## namonminejasisyt 3 years ago Mar and Ros working together can both encode a maniscript in 6 hours. If mar requires 5 hours longer to do the encoding than ros..how many hours can each do the encoding alone? it's all about problem solving.

1. cinar

1/a +1/b =1/6 a=b+6

2. hartnn

wouldn't it be a=b+5 ?

3. cinar

yes (:

4. namonminejasisyt

oh wait2. my bad, it's all about work problems. not word problems.

5. namonminejasisyt

the work formula is Q=RT

6. namonminejasisyt

7. cinar

1/(b+5) +1/b=1/6

8. cinar

b^2-7b-30=0

9. namonminejasisyt

okay thanks.

10. cinar

b=10

11. cinar

b+5=15

12. amriju

lets try simple algebra....mar( i hope she's pretty) takes 5 hours more than ros...now lets assume ros takes 'x' hours to do that crap alone...so mar takes x+5 hours..clearly.
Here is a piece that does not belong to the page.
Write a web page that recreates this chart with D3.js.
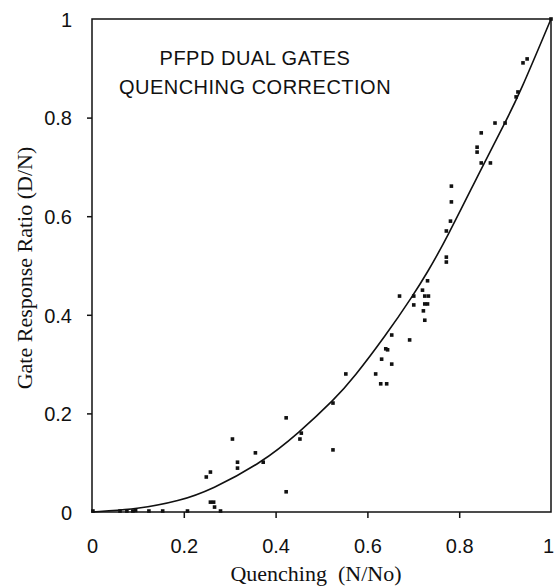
<!DOCTYPE html>
<html>
<head>
<meta charset="utf-8">
<script src="https://cdn.jsdelivr.net/npm/d3@7"></script>
<style>
    html, body { margin: 0; padding: 0; background: #ffffff; }
    svg { display: block; }
</style>
</head>
<body>
<div id="chart"></div>
<script>
// Data
const xTicks = [0, 0.2, 0.4, 0.6, 0.8, 1];
const yTicks = [0, 0.2, 0.4, 0.6, 0.8, 1];
const titleLines = ["PFPD DUAL GATES", "QUENCHING CORRECTION"];

const pointsX = [
    0.948, 0.939, 0.928, 0.924, 0.900, 0.878, 0.848, 0.839, 0.839, 0.848,
    0.868, 0.783, 0.783, 0.781, 0.772, 0.772, 0.772, 0.731, 0.720, 0.670,
    0.701, 0.725, 0.733, 0.701, 0.725, 0.731, 0.722, 0.725, 0.692, 0.653,
    0.640, 0.644, 0.631, 0.653, 0.553, 0.618, 0.629, 0.642, 0.525, 0.525,
    0.423, 0.456, 0.453, 0.423, 0.306, 0.356, 0.373, 0.317, 0.317, 0.249,
    0.258, 0.258, 0.265, 0.267, 0.280, 0.208, 0.154, 0.124, 0.095, 0.089,
    0.076, 0.061, 0.002, 1.000,
];
const pointsY = [
    0.919, 0.911, 0.852, 0.842, 0.789, 0.789, 0.769, 0.740, 0.730, 0.708,
    0.708, 0.661, 0.629, 0.590, 0.570, 0.517, 0.507, 0.469, 0.450, 0.438,
    0.438, 0.438, 0.438, 0.420, 0.422, 0.422, 0.408, 0.389, 0.349, 0.359,
    0.331, 0.329, 0.310, 0.300, 0.280, 0.280, 0.260, 0.260, 0.221, 0.126,
    0.191, 0.160, 0.148, 0.041, 0.148, 0.120, 0.101, 0.101, 0.089, 0.071,
    0.081, 0.020, 0.020, 0.010, 0.002, 0.002, 0.002, 0.002, 0.003, 0.002,
    0.002, 0.002, 0.002, 1.000,
];

// Fitted correction curve
const curveX = [0, 0.10, 0.19, 0.26, 0.37, 0.45, 0.53, 0.57, 0.64, 0.70, 0.73, 0.77, 0.85, 0.90, 0.93, 1.0];
const curveY = [0, 0.006, 0.022, 0.045, 0.100, 0.160, 0.230, 0.272, 0.358, 0.440, 0.485, 0.550, 0.700, 0.790, 0.845, 1.0];

// Configuration
const config = {
    width: 554,
    height: 586,
    plot: { left: 92, right: 551, top: 19, bottom: 512 },
    axis: { color: "#111111", width: 1.5, tickSize: 6 },
    ticks: { fontSize: "20px", fontFamily: "Arial, 'Liberation Sans', sans-serif", color: "#111111" },
    labels: { fontSize: "22px", fontFamily: "'Times New Roman', 'Liberation Serif', serif", color: "#111111" },
    title: { fontSize: "20px", fontFamily: "Arial, 'Liberation Sans', sans-serif", color: "#111111", x: 255, y: [65, 94] },
    points: { size: 3.6, color: "#111111" },
    curve: { color: "#111111", width: 1.6 },
};

const fmt = (d) => (d === 0 || d === 1) ? String(d) : d.toFixed(1);

const svg = d3.select("#chart")
    .append("svg")
    .attr("width", config.width)
    .attr("height", config.height);

const x = d3.scaleLinear().domain([0, 1]).range([config.plot.left, config.plot.right]);
const y = d3.scaleLinear().domain([0, 1]).range([config.plot.bottom, config.plot.top]);

// Frame
svg.append("rect")
    .attr("x", x(0))
    .attr("y", y(1))
    .attr("width", x(1) - x(0))
    .attr("height", y(0) - y(1))
    .attr("fill", "none")
    .attr("stroke", config.axis.color)
    .attr("stroke-width", config.axis.width);

// Axes
const xAxis = svg.append("g")
    .attr("transform", `translate(0,${y(0)})`)
    .call(d3.axisBottom(x).tickValues(xTicks).tickFormat(fmt).tickSize(config.axis.tickSize).tickSizeOuter(0));

const yAxis = svg.append("g")
    .attr("transform", `translate(${x(0)},0)`)
    .call(d3.axisLeft(y).tickValues(yTicks).tickFormat(fmt).tickSize(5).tickSizeOuter(0).tickPadding(15));

[xAxis, yAxis].forEach((g) => {
    g.select(".domain").remove();
    g.selectAll(".tick line")
        .attr("stroke", config.axis.color)
        .attr("stroke-width", config.axis.width);
    g.selectAll(".tick text")
        .attr("fill", config.ticks.color)
        .style("font-size", config.ticks.fontSize)
        .style("font-family", config.ticks.fontFamily);
});
// end ticks sit on the frame corners
xAxis.selectAll(".tick").filter((d) => d === 0 || d === 1).select("line").remove();
yAxis.selectAll(".tick").filter((d) => d === 0 || d === 1).select("line").remove();
xAxis.selectAll(".tick text").attr("dy", "0").attr("y", 41);
xAxis.selectAll(".tick").filter((d) => d === 1).select("text").attr("x", -3);
yAxis.selectAll(".tick text").attr("dy", "0.36em");

// Axis titles
svg.append("text")
    .attr("x", 316)
    .attr("y", 581)
    .attr("text-anchor", "middle")
    .attr("fill", config.labels.color)
    .style("font-size", config.labels.fontSize)
    .style("font-family", config.labels.fontFamily)
    .style("white-space", "pre")
    .text("Quenching  (N/No)");

svg.append("text")
    .attr("transform", `translate(32,${268}) rotate(-90)`)
    .attr("text-anchor", "middle")
    .attr("fill", config.labels.color)
    .style("font-size", config.labels.fontSize)
    .style("font-family", config.labels.fontFamily)
    .text("Gate Response Ratio (D/N)");

// Title block
svg.append("g")
    .selectAll("text")
    .data(titleLines)
    .enter()
    .append("text")
    .attr("x", config.title.x)
    .attr("y", (d, i) => config.title.y[i])
    .attr("text-anchor", "middle")
    .attr("fill", config.title.color)
    .style("font-size", config.title.fontSize)
    .style("font-family", config.title.fontFamily)
    .style("letter-spacing", "0.5px")
    .text((d) => d);

// Curve
const curveData = curveX.map((cx, i) => ({ x: cx, y: curveY[i] }));
const line = d3.line()
    .x((d) => x(d.x))
    .y((d) => y(d.y))
    .curve(d3.curveBasis);

svg.append("path")
    .datum(curveData)
    .attr("d", line)
    .attr("fill", "none")
    .attr("stroke", config.curve.color)
    .attr("stroke-width", config.curve.width);

// Data points
const pointData = pointsX.map((px, i) => ({ x: px, y: pointsY[i] }));
const s = config.points.size;
svg.append("g")
    .selectAll("rect")
    .data(pointData)
    .enter()
    .append("rect")
    .attr("x", (d) => x(d.x) - s / 2)
    .attr("y", (d) => y(d.y) - s / 2)
    .attr("width", s)
    .attr("height", s)
    .attr("fill", config.points.color);
</script>
</body>
</html>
Now how much can ros do in one hour....she can encode(1/x) part...rite..? tAnd mar can do (1/x+5) part....now they r united...in one hour they together do ((1/x)+(1/x+5)) part.... now that much part in 1 hour...and the total work is ofcourse 1 part...so u use unitary method to find out the time taken in terms of x... and equate it with the accual time reqd thats 6 hours....find x..thats time for ros...the eqn is.."x^2-7x-30=0 " and x=10..

13. namonminejasisyt

it's all about work problems. anyone give me the right answer? the whole correct answer with the formula on.